What sets her products from the others in the market is the superior quality ingredients she uses and their attitudes, said the entrepreneur. “Our scrubs have to do with situations you find yourself in on a daily basis. There’s Monkey Off My Back, Make Him Beg, I Am Free, Keep it Movin’ and Sssh! Not Right Now.”
After going through all sorts of business configurations from a boutique to direct selling (she has seven reps) to selling through festivals, Smith is now looking for the right combination that will allow her to grow her company to the next level.
That has taken her to the door of the FAME Renaissance Incubator, where she is talking with the business development specialists there about how to capitalize on all the leads she gathered at the recent Natural Products Expo trade show held in Anaheim in March.
“We got a lot of great leads but haven’t gotten any orders. That’s when I realized my weakness is sales. I have to follow up with these (leads). That’s why I went to FAME,” admitted Smith who said she needs to learn how to do business wholesale.
The screen-writer-entrepreneur also has to make a decision about her manufacturing, which is currently being done in the garage of her apartment. Should she outsource it, or set up a small plant of her own.
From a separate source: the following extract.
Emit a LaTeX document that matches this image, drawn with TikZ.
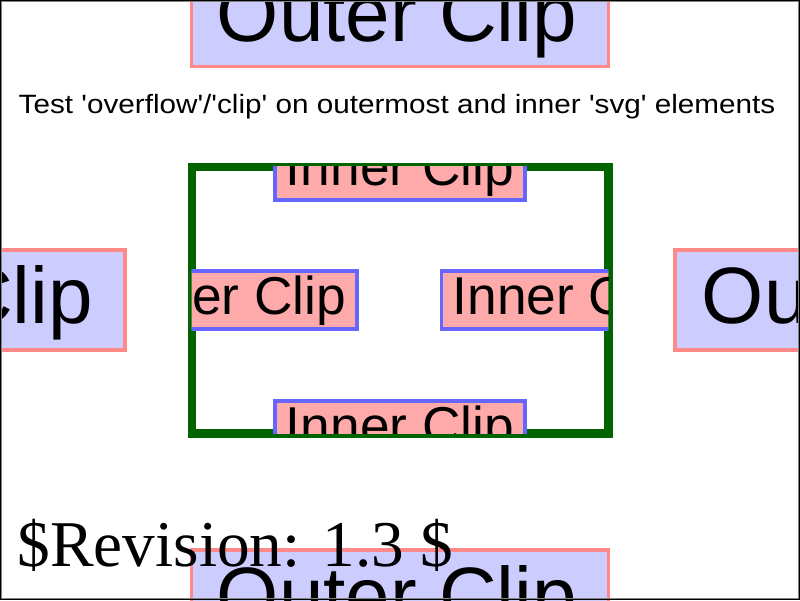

That’s another decision she is hoping FAME can help her with.
Meanwhile, Butterfly Kisses from almost the beginning has been primed to become a mega business that Smith hopes will be one of the largest companies in the natural care products market surpassing her current competitors like Carol’s Daughter and Warm Spirits as well as the other firms that target people beyond African Americans.